◆ **SET PROBLEM**
Find the string "this" in the listing and report every line that has it.

◆ **LISTED RECORDS**
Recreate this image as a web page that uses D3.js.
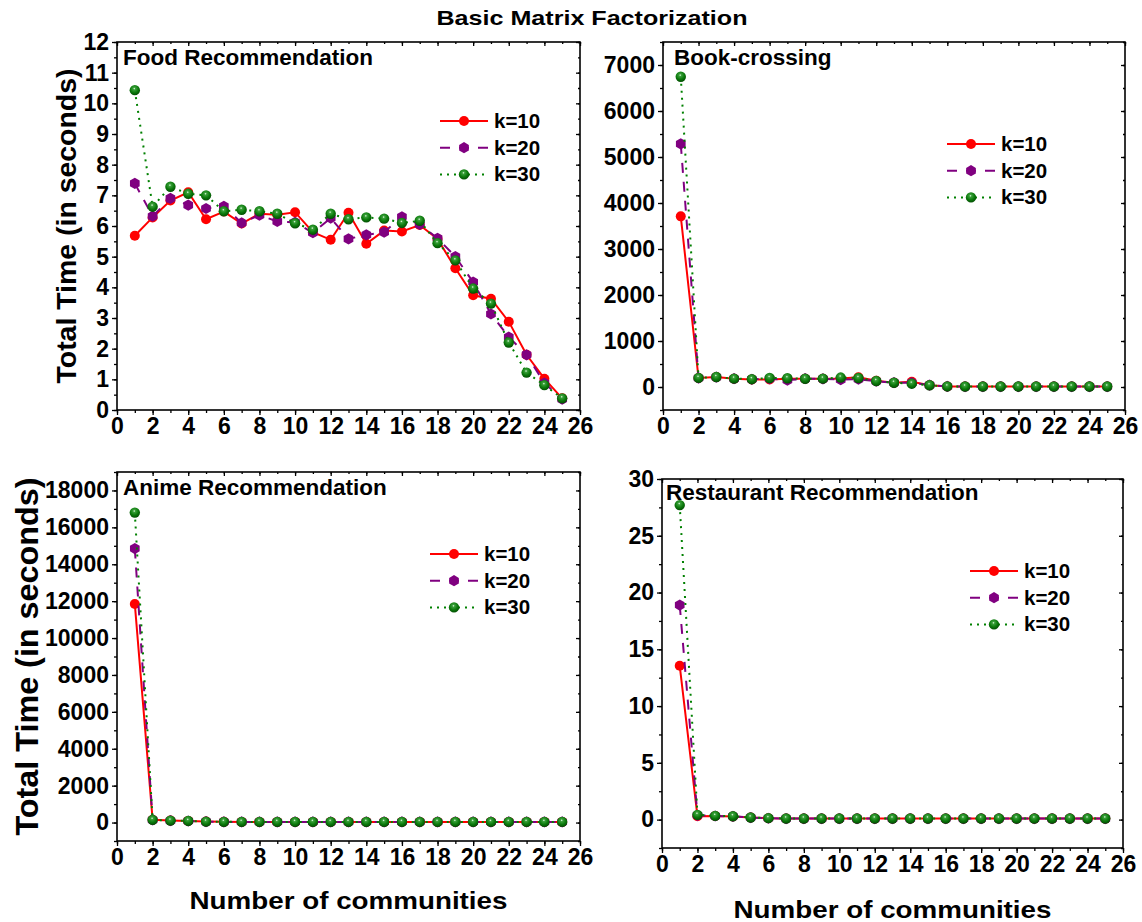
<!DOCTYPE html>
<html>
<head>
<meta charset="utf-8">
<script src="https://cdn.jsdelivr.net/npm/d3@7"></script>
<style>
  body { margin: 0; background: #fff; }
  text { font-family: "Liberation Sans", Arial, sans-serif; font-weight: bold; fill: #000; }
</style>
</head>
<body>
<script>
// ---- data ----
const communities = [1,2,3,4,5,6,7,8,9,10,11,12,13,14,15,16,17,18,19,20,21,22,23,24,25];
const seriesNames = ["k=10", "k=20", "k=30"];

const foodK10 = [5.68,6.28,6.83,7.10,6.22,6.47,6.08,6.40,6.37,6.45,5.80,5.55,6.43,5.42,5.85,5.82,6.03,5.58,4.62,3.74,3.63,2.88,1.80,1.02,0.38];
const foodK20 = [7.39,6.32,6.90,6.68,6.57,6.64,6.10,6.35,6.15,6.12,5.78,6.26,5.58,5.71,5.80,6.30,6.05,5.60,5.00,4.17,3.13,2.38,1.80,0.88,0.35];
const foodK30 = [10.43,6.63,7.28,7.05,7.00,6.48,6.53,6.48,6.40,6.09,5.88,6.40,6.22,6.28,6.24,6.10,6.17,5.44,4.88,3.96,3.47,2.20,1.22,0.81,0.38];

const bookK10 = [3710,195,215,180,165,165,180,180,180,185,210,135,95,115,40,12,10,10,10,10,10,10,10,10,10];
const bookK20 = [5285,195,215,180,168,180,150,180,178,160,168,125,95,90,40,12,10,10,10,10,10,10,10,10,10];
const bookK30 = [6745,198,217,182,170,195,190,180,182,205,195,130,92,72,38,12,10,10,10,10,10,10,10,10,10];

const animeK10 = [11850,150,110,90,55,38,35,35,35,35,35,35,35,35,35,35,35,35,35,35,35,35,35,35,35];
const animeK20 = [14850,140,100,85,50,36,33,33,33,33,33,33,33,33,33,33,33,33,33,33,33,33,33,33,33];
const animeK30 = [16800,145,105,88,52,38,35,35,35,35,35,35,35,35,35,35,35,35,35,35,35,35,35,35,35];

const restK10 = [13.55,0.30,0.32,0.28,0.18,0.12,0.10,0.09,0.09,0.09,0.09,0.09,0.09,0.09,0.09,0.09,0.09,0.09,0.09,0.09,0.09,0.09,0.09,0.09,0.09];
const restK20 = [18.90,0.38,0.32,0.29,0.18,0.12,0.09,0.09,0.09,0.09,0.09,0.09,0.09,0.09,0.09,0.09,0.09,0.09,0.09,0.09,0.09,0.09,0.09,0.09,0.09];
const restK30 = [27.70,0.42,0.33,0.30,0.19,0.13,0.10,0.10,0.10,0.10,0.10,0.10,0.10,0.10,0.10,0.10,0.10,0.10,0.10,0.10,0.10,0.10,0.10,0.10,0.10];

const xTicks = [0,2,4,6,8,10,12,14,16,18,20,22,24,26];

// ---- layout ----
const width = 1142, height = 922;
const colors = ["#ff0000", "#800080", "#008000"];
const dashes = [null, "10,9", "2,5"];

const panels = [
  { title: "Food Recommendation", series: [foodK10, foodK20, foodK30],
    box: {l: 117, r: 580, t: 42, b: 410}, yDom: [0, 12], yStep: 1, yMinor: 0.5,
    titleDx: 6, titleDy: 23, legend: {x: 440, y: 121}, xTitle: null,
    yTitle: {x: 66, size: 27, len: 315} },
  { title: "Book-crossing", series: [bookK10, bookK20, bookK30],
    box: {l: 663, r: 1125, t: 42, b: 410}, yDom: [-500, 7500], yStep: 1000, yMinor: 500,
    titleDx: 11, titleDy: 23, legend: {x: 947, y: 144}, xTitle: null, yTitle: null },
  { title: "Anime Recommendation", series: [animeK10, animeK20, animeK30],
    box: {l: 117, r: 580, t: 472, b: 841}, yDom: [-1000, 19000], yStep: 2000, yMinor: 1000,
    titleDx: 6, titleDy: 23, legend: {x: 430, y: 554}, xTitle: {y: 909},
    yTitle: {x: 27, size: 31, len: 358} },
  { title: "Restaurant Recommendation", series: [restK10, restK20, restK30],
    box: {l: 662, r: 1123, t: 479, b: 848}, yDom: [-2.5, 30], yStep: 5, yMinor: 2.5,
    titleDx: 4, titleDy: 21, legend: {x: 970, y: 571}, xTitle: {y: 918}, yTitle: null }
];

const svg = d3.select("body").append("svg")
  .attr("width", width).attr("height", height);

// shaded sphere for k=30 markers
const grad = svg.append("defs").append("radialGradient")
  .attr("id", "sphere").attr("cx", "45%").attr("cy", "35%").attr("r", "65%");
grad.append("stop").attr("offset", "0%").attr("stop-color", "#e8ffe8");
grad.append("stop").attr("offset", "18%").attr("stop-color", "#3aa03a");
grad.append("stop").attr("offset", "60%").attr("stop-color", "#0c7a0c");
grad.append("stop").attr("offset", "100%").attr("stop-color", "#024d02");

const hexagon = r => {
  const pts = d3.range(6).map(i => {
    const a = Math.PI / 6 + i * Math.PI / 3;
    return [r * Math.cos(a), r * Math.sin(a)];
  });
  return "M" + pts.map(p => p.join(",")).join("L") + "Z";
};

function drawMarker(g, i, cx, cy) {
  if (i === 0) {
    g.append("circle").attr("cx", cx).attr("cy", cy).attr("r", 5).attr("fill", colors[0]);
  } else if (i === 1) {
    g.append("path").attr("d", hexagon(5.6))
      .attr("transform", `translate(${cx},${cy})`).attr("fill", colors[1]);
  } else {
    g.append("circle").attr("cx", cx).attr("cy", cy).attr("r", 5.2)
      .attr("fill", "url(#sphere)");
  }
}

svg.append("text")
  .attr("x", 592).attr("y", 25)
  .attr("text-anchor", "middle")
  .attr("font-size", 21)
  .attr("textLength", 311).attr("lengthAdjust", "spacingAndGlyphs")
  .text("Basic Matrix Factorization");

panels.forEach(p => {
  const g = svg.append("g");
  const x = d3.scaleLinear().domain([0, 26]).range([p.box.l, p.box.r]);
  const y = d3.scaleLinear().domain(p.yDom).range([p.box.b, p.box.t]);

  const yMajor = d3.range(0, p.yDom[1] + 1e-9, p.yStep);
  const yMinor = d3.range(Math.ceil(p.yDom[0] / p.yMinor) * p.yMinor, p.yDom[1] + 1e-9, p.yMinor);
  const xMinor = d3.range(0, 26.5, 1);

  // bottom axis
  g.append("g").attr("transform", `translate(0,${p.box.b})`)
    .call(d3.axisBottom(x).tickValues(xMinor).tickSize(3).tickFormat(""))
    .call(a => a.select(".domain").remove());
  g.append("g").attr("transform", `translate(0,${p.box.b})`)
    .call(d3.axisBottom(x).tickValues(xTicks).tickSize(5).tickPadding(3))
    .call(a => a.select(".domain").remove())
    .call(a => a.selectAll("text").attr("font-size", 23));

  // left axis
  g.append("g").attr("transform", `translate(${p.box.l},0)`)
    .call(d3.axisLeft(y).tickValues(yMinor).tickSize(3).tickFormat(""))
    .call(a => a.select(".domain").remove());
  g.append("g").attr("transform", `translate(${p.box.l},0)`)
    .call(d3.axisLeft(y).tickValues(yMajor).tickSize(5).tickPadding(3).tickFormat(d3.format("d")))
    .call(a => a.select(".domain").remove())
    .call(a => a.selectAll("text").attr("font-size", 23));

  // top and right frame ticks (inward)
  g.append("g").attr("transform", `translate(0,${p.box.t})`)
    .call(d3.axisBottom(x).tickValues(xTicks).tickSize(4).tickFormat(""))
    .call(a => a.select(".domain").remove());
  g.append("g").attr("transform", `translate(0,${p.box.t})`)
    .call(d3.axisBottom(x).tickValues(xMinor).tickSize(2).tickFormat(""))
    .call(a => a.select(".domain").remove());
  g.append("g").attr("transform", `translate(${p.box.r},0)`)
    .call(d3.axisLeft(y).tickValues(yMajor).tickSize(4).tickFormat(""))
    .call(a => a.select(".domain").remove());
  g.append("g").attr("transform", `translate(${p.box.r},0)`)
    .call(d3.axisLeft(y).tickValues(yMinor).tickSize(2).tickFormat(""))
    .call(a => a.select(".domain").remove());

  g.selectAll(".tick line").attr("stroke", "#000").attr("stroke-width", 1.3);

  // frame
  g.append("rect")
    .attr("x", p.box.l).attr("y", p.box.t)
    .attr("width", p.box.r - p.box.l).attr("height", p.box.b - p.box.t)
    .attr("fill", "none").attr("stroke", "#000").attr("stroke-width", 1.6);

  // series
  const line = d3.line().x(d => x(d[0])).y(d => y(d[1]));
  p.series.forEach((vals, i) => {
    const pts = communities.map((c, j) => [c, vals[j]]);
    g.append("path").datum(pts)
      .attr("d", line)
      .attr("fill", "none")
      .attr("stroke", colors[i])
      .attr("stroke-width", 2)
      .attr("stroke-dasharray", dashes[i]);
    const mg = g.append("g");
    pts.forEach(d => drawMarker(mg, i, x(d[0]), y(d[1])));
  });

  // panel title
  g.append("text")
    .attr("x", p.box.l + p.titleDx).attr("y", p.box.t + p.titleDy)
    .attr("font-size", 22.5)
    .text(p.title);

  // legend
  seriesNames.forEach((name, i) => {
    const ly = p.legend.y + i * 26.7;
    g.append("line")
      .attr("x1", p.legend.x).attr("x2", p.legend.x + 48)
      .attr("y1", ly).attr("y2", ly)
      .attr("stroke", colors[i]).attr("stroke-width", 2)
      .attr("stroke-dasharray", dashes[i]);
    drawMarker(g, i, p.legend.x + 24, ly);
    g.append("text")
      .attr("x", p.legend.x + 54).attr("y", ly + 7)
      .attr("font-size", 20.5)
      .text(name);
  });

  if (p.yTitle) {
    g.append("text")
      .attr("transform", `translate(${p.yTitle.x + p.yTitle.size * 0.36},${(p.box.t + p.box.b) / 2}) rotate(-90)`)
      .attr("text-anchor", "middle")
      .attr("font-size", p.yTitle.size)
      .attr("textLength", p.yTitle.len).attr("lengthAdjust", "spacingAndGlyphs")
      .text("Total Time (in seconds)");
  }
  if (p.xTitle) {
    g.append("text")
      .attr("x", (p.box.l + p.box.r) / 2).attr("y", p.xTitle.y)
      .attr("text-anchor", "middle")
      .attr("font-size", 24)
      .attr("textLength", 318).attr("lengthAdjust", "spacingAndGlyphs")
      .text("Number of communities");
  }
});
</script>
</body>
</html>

* * *

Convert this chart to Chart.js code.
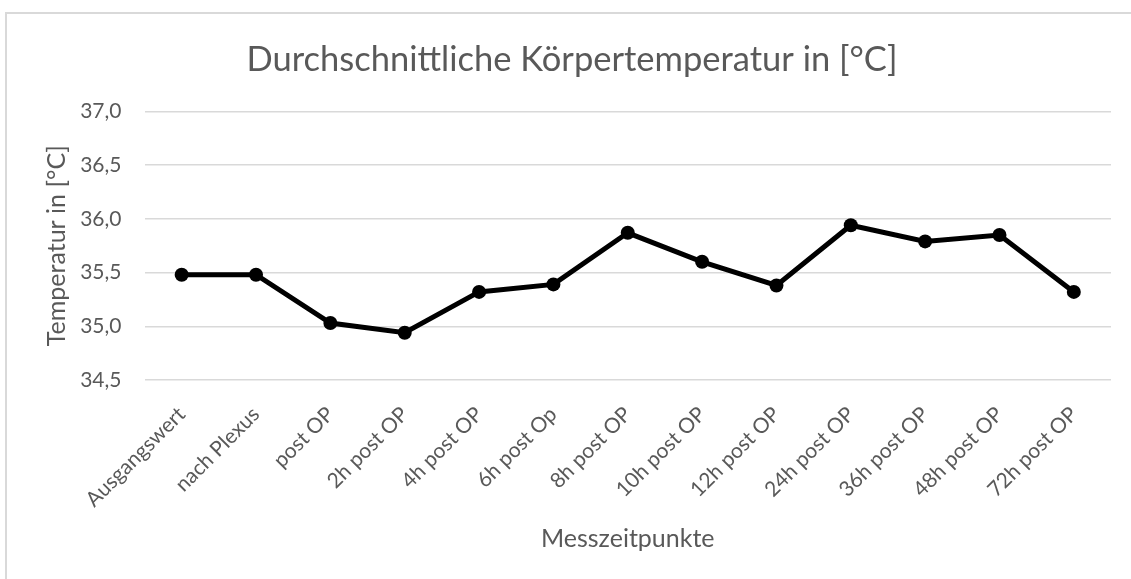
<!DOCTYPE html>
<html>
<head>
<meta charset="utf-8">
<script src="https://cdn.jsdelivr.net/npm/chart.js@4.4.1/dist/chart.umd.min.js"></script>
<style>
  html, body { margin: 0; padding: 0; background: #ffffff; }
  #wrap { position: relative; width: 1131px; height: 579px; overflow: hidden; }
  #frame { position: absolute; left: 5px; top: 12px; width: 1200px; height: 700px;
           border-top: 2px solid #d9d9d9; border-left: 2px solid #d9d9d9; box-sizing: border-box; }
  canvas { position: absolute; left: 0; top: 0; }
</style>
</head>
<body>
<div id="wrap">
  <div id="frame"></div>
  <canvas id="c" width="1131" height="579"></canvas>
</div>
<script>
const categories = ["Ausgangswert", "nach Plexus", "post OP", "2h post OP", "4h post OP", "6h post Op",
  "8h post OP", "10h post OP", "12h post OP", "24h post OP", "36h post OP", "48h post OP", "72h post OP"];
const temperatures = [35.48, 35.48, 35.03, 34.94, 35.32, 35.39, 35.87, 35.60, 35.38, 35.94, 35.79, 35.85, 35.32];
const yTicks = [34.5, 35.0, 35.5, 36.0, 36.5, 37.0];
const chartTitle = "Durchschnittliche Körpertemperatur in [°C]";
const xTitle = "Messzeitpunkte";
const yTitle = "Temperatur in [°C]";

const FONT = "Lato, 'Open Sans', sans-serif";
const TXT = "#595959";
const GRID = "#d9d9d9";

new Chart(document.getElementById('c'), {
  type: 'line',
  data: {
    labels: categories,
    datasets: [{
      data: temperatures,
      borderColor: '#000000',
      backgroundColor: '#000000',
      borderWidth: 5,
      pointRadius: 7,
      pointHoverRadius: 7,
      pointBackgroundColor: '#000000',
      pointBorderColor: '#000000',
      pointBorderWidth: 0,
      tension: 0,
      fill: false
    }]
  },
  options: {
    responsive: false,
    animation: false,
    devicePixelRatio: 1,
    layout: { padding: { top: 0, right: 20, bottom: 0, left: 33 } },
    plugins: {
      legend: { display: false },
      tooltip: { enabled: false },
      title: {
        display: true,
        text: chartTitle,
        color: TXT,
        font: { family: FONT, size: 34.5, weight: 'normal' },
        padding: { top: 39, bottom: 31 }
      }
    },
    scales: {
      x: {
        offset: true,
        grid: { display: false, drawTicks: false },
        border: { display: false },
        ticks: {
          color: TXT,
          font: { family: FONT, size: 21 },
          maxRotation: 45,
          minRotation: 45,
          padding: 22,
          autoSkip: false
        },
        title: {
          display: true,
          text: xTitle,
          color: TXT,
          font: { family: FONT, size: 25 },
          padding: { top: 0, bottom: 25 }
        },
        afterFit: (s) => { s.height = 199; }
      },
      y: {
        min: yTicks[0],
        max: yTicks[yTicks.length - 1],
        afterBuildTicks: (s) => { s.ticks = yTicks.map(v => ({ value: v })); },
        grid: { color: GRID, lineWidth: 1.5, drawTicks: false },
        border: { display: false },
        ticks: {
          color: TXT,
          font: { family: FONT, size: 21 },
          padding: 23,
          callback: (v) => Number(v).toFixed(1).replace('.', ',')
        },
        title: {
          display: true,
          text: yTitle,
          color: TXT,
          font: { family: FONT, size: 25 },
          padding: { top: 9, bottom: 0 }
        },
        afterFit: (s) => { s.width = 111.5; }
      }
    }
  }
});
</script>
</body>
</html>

◆ **COMPLETE OUTPUT**
Recreate this image as a web page that uses D3.js.
Convert this chart to Chart.js code.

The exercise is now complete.